O embaixador brasileiro Samuel Pinheiro Guimarães, que renunciou quinta-feira (28) ao cargo de alto representante do Mercosul, propõe em seu último relatório a expansão gradual do bloco para incorporar, além da Venezuela admitida neste sábado (30), Equador, Bolívia, Guiana e Suriname.
Segundo ele, a "emergência de um mundo multipolar" torna prioritária a construção de um bloco econômico na América do Sul. Este, porém, não pode ter como base a Unasul (União de Nações Sul-Americanas), uma vez que Chile, Colômbia e Peru adotaram estratégias liberais de inserção na economia internacional que dificultam "a construção de políticas regionais de promoção do desenvolvimento".
Esses três países sul-americanos e o México acabam de criar a Aliança do Pacífico, voltada para a integração com cadeias produtivas asiáticas e que pretende se transformar numa área de livre circulação de bens, serviços e capitais.
O relatório de Guimarães, de 15 páginas, foi entregue anteontem aos presidentes reunidos em Mendoza, na Argentina, junto com sua carta de demissão. Na carta, de apenas quatro frases, o ex-secretário-geral do Itamaraty e ex-ministro de Assuntos Estratégicos aponta a falta de apoio político dos governos ao alto representante. O cargo foi criado no final do governo Lula, por sugestão brasileira, para tentar melhorar a coordenação entre Brasil, Argentina, Uruguai e Paraguai.
Desindustrialização
O centro do relatório é uma advertência sobre os efeitos da desindustrialização no desenvolvimento do Mercosul. Guimarães diz que a concorrência da China e o "tsunami" de capitais dos países ricos desestimulam os investimentos na indústria, estratégica para criar empregos para a população atualmente ocupada em atividades de baixa produtividade e dependente de programas de transferência de renda, como o Bolsa Família.
Para conter essa tendência, Guimarães propõe, entre outras medidas, a criação de fundos com as receitas extraordinárias das vendas de produtos primários -valorizados em decorrência da demanda chinesa-, para financiar projetos de industrialização e de redução das assimetrias entre os países-membros, que provocam tensão política.
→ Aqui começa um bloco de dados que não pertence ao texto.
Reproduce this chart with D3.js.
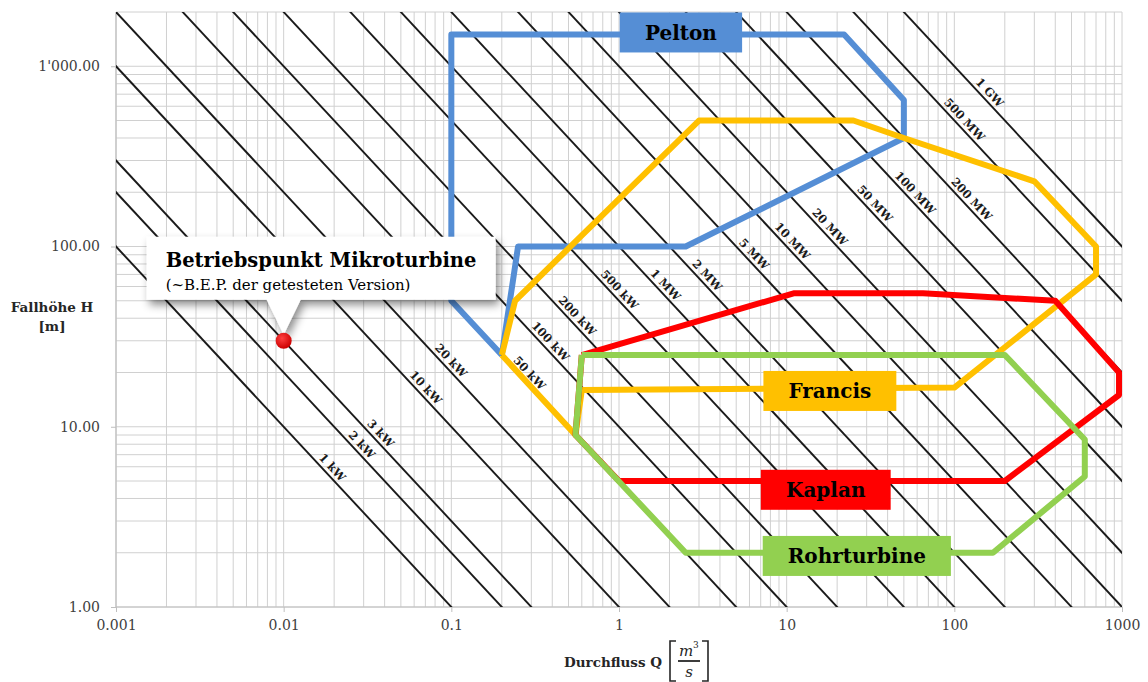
<!DOCTYPE html>
<html>
<head>
<meta charset="utf-8">
<script src="https://cdn.jsdelivr.net/npm/d3@7"></script>
<style>
  body { margin: 0; background: #fff; }
  svg { display: block; font-family: "DejaVu Serif", serif; }
</style>
</head>
<body>
<svg width="1148" height="682"></svg>
<script>
// ---- data ----
let xTicks = [0.001, 0.01, 0.1, 1, 10, 100, 1000];
let xTickLabels = ["0.001", "0.01", "0.1", "1", "10", "100", "1000"];
let yTicks = [1, 10, 100, 1000];
let yTickLabels = ["1.00", "10.00", "100.00", "1'000.00"];

// lines of constant power (kW), P ~ 10 * Q * H
let powerKW = [1, 2, 3, 10, 20, 50, 100, 200, 500, 1000, 2000, 5000, 1e4, 2e4, 5e4, 1e5, 2e5, 5e5, 1e6];
let powerLabels = ["1 kW", "2 kW", "3 kW", "10 kW", "20 kW", "50 kW", "100 kW", "200 kW", "500 kW",
  "1 MW", "2 MW", "5 MW", "10 MW", "20 MW", "50 MW", "100 MW", "200 MW", "500 MW", "1 GW"];
let powerLabelQ = [0.018, 0.027, 0.035, 0.065, 0.092, 0.27, 0.36, 0.52, 0.93,
  1.75, 3.1, 5.9, 10, 16.7, 31, 54, 117, 106, 150];

// turbine envelopes (Q in m3/s, H in m)
let peltonQ = [0.2, 0.1, 0.1, 22, 50, 50, 2.5, 0.25, 0.2];
let peltonH = [25, 50, 1500, 1500, 650, 400, 100, 100, 25];
let francisQ = [0.2, 0.24, 3, 25, 50, 300, 700, 700, 100, 0.6, 0.55, 0.2];
let francisH = [25, 50, 500, 500, 400, 230, 100, 70, 16.5, 16, 9, 25];
let kaplanQ = [0.6, 11, 65, 400, 960, 960, 200, 1, 0.55, 0.6];
let kaplanH = [25, 55, 55, 50, 20, 15, 5, 5, 9, 25];
let rohrQ = [0.6, 200, 600, 600, 170, 2.5, 0.55, 0.6];
let rohrH = [25, 25, 8.5, 5.3, 2, 2, 9, 25];

let turbineNames = ["Pelton", "Francis", "Kaplan", "Rohrturbine"];
let turbineColors = ["#558ed5", "#ffc000", "#ff0000", "#92d050"];
let turbineLabelQ = [2.34, 18.1, 17.1, 26.2];
let turbineLabelH = [1540, 15.8, 4.47, 1.92];

// operating point of the micro turbine
let pointQ = 0.01;
let pointH = 30;

// ---- setup ----
let margin = {top: 12, right: 26, bottom: 75, left: 116};
let W = 1148, H = 682;
let width = W - margin.left - margin.right;
let height = H - margin.top - margin.bottom;

let svg = d3.select("svg");

let x = d3.scaleLog().domain([0.001, 1000]).range([margin.left, margin.left + width]);
let y = d3.scaleLog().domain([1, 2000]).range([margin.top + height, margin.top]);

let defs = svg.append("defs");
defs.append("clipPath").attr("id", "plotclip")
  .append("rect")
  .attr("x", margin.left).attr("y", margin.top)
  .attr("width", width).attr("height", height);

let shadow = defs.append("filter").attr("id", "shadow")
  .attr("x", "-20%").attr("y", "-30%").attr("width", "140%").attr("height", "170%");
shadow.append("feDropShadow")
  .attr("dx", 3).attr("dy", 5).attr("stdDeviation", 4)
  .attr("flood-color", "#000").attr("flood-opacity", 0.45);

let grad = defs.append("radialGradient").attr("id", "dotgrad")
  .attr("cx", "40%").attr("cy", "35%").attr("r", "65%");
grad.append("stop").attr("offset", "0%").attr("stop-color", "#ff4040");
grad.append("stop").attr("offset", "100%").attr("stop-color", "#cc0000");

// ---- grid ----
let xGrid = [];
xTicks.slice(0, -1).forEach(d => { for (let k = 1; k < 10; k++) xGrid.push(d * k); });
xGrid.push(1000);
let yGrid = [];
yTicks.forEach(d => { for (let k = 1; k < 10; k++) if (d * k <= 2000) yGrid.push(d * k); });

let grid = svg.append("g");
grid.selectAll(".vx").data(xGrid).join("line")
  .attr("x1", d => x(d)).attr("x2", d => x(d))
  .attr("y1", margin.top).attr("y2", margin.top + height)
  .style("stroke", "#d0d0d0").style("stroke-width", 1);
grid.selectAll(".hy").data(yGrid).join("line")
  .attr("y1", d => y(d)).attr("y2", d => y(d))
  .attr("x1", margin.left).attr("x2", margin.left + width)
  .style("stroke", "#d0d0d0").style("stroke-width", 1);

// axes lines
svg.append("line")
  .attr("x1", margin.left).attr("x2", margin.left)
  .attr("y1", margin.top).attr("y2", margin.top + height)
  .style("stroke", "#bfbfbf").style("stroke-width", 1.2);
svg.append("line")
  .attr("x1", margin.left).attr("x2", margin.left + width)
  .attr("y1", margin.top + height).attr("y2", margin.top + height)
  .style("stroke", "#bfbfbf").style("stroke-width", 1.2);

// axes ticks + labels
let xAxis = d3.axisBottom(x).tickValues(xTicks).tickSize(5)
  .tickFormat((d, i) => xTickLabels[i]);
let gx = svg.append("g").attr("transform", "translate(0," + (margin.top + height) + ")").call(xAxis);
gx.select(".domain").remove();
gx.selectAll("line").style("stroke", "#bfbfbf");
gx.selectAll("text").style("font-family", "DejaVu Serif").style("font-size", "14px")
  .style("fill", "#404040").attr("dy", "1.05em");

let yAxis = d3.axisLeft(y).tickValues(yTicks).tickSize(5)
  .tickFormat((d, i) => yTickLabels[i]);
let gy = svg.append("g").attr("transform", "translate(" + margin.left + ",0)").call(yAxis);
gy.select(".domain").remove();
gy.selectAll("line").style("stroke", "#bfbfbf");
gy.selectAll("text").style("font-family", "DejaVu Serif").style("font-size", "14px")
  .style("fill", "#404040").attr("x", -16);

// ---- constant power lines ----
let angle = Math.atan2(y(1) - y(10), x(10) - x(1)) * 180 / Math.PI;
let plines = svg.append("g").attr("clip-path", "url(#plotclip)");
plines.selectAll("line").data(powerKW).join("line")
  .attr("x1", d => x(1e-5)).attr("y1", d => y(d / 10 / 1e-5))
  .attr("x2", d => x(1e5)).attr("y2", d => y(d / 10 / 1e5))
  .style("stroke", "#1a1a1a").style("stroke-width", 1.9);

svg.append("g").selectAll("text").data(powerKW).join("text")
  .attr("transform", (d, i) => {
    let q = powerLabelQ[i];
    return "translate(" + x(q) + "," + y(d / 10 / q) + ") rotate(" + angle + ")";
  })
  .attr("dy", -4)
  .attr("text-anchor", "middle")
  .style("font-family", "DejaVu Serif").style("font-weight", "bold")
  .style("font-size", "11.5px").style("fill", "#1a1a1a")
  .text((d, i) => powerLabels[i]);

// ---- turbine envelopes ----
let envelopes = [
  d3.zip(peltonQ, peltonH),
  d3.zip(francisQ, francisH),
  d3.zip(kaplanQ, kaplanH),
  d3.zip(rohrQ, rohrH)
];
let lineGen = d3.line().x(d => x(d[0])).y(d => y(d[1]));
svg.append("g").selectAll("path").data(envelopes).join("path")
  .attr("d", lineGen)
  .style("fill", "none")
  .style("stroke", (d, i) => turbineColors[i])
  .style("stroke-width", 6)
  .style("stroke-linejoin", "round");

// turbine name boxes
turbineNames.forEach((name, i) => {
  let g = svg.append("g").attr("transform", "translate(" + x(turbineLabelQ[i]) + "," + y(turbineLabelH[i]) + ")");
  let rect = g.append("rect").style("fill", turbineColors[i]);
  let t = g.append("text")
    .attr("text-anchor", "middle").attr("dy", "0.36em")
    .style("font-family", "DejaVu Serif").style("font-weight", "bold")
    .style("font-size", "20px").style("fill", "#000")
    .text(name);
  let bb = t.node().getBBox();
  let bw = bb.width + 50;
  rect.attr("x", -bw / 2).attr("y", -20).attr("width", bw).attr("height", 40);
});

// ---- callout for operating point ----
let px = x(pointQ), py = y(pointH);
let call = svg.append("g");
call.append("path")
  .attr("d", "M" + (px - 137) + "," + (py - 104) + " H" + (px + 212) + " V" + (py - 41) +
    " H" + (px + 17) + " L" + px + "," + (py - 6) + " L" + (px - 17) + "," + (py - 41) +
    " H" + (px - 137) + " Z")
  .style("fill", "#fff")
  .attr("filter", "url(#shadow)");
call.append("text")
  .attr("x", px - 118).attr("y", py - 74)
  .style("font-family", "DejaVu Serif").style("font-weight", "bold")
  .style("font-size", "19.5px").style("fill", "#000")
  .text("Betriebspunkt Mikroturbine");
call.append("text")
  .attr("x", px - 118).attr("y", py - 51)
  .style("font-family", "DejaVu Serif")
  .style("font-size", "15px").style("fill", "#000")
  .text("(~B.E.P. der getesteten Version)");

svg.append("circle")
  .attr("cx", px).attr("cy", py).attr("r", 8)
  .style("fill", "url(#dotgrad)");

// ---- axis titles ----
svg.append("text")
  .attr("x", 52).attr("y", 312).attr("text-anchor", "middle")
  .style("font-family", "DejaVu Serif").style("font-weight", "bold")
  .style("font-size", "13.5px").style("fill", "#262626")
  .text("Fallhöhe H");
svg.append("text")
  .attr("x", 52).attr("y", 331).attr("text-anchor", "middle")
  .style("font-family", "DejaVu Serif").style("font-weight", "bold")
  .style("font-size", "13.5px").style("fill", "#262626")
  .text("[m]");

let xt = svg.append("g");
xt.append("text")
  .attr("x", 662).attr("y", 667).attr("text-anchor", "end")
  .style("font-family", "DejaVu Serif").style("font-weight", "bold")
  .style("font-size", "13.5px").style("fill", "#262626")
  .text("Durchfluss Q");
// bracket [ m^3 / s ]
xt.append("path")
  .attr("d", "M676,641 H670 V681 H676 M702,641 H708 V681 H702")
  .style("fill", "none").style("stroke", "#262626").style("stroke-width", 1.6);
xt.append("text")
  .attr("x", 679).attr("y", 656)
  .style("font-family", "DejaVu Serif").style("font-style", "italic")
  .style("font-size", "15px").style("fill", "#262626")
  .text("m");
xt.append("text")
  .attr("x", 693).attr("y", 648)
  .style("font-family", "DejaVu Serif").style("font-size", "9px").style("fill", "#262626")
  .text("3");
xt.append("line")
  .attr("x1", 678).attr("x2", 700).attr("y1", 661).attr("y2", 661)
  .style("stroke", "#262626").style("stroke-width", 1.8);
xt.append("text")
  .attr("x", 689).attr("y", 677).attr("text-anchor", "middle")
  .style("font-family", "DejaVu Serif").style("font-style", "italic")
  .style("font-size", "15px").style("fill", "#262626")
  .text("s");
</script>
</body>
</html>
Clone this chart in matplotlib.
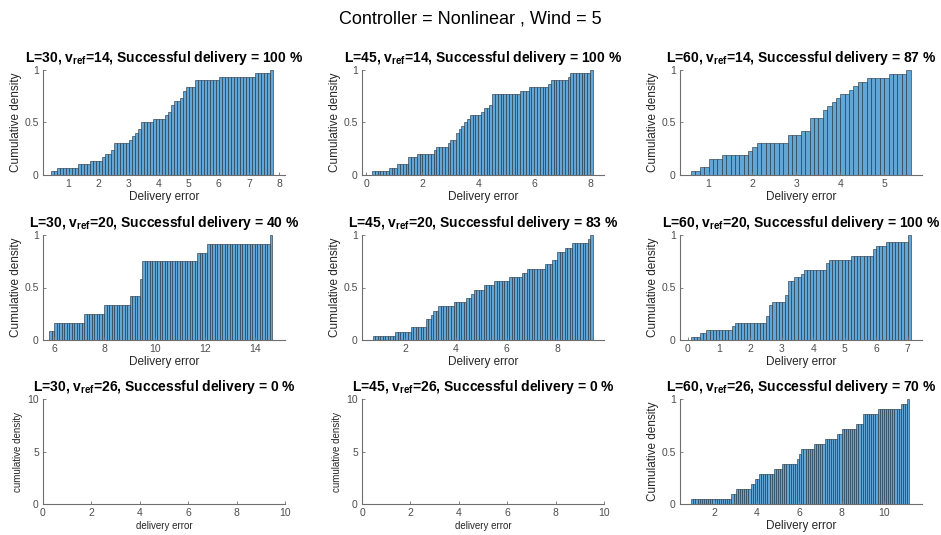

"Estou convencido de que, se não forem tomadas essas medidas, e se não houver um engajamento firme dos presidentes, o Mercosul poderá sobreviver, mas sobreviverá sempre claudicante e não se transformará num bloco de países capaz de defender e promover com êxito seus interesses neste novo mundo que surgirá das transformações e das crises que vivemos", adverte o embaixador.
Além do aumento de recursos do Focem (Fundo para a Convergência Estrutural do Mercosul), Guimarães defende a criação de fundos setoriais que corresponderiam às áreas ministeriais e seriam administrados pela Secretaria do Mercosul. Cada um teria a dotação mínima anual de US$ 1 milhão (segundo ele, 0,0000016% da arrecadação tributária do bloco) e serviria para atividades como harmonização de legislações, programas comuns e troca de experiências.
A contribuição para os fundos seria proporcional ao peso econômico de cada país, e sua distribuição beneficiaria os países menores. "A causa dos desequilíbrios [comerciais], que levam a tensões políticas, pode ser sanada caso se reduzam as assimetrias e deficiências de infraestrutura entre as regiões e os Estados, o que equalizaria, ou tornaria menos desiguais, as condições de atração dos investimentos", escreve ele.
Mudanças institucionais
O alto representante demissionário também propõe que os presidentes do Mercosul passem a se reunir a cada três meses, em vez de seis, como ocorre hoje. Diz que esses encontros têm que ser fechados, e não públicos. "As reuniões públicas, com amplas delegações e televisionadas, impedem o clima de debate franco que é extremamente necessário", diz.
O embaixador propõe uma mudança no Protocolo de Ouro Preto, que estabelece as bases institucionais do Mercosul, para que as despesas da Secretaria do bloco, hoje divididas igualmente entre os membros, sejam bancadas em sua maior parte pelo Brasil. O critério levaria em conta a capacidade de cada país, como ocorre hoje com o orçamento da ONU.
Para ele, é o fato de não levar em conta as diferenças entre os países que leva o Mercosul a esquemas "provisórios", como as exceções à TEC (Tarifa Externa Comum) e o acordo automotivo (que prevê cotas de importação e exportação para cada país).
Entre as sete condições elencadas por Guimarães para a transformação do Mercosul "num esquema de desenvolvimento regional equilibrado e harmonioso" estão uma legislação comum em áreas como trabalho, previdência, impostos e crédito e o acesso das empresas de todos os países-membros aos organismos nacionais de financiamento de qualquer um deles (no caso do Brasil, o BNDES).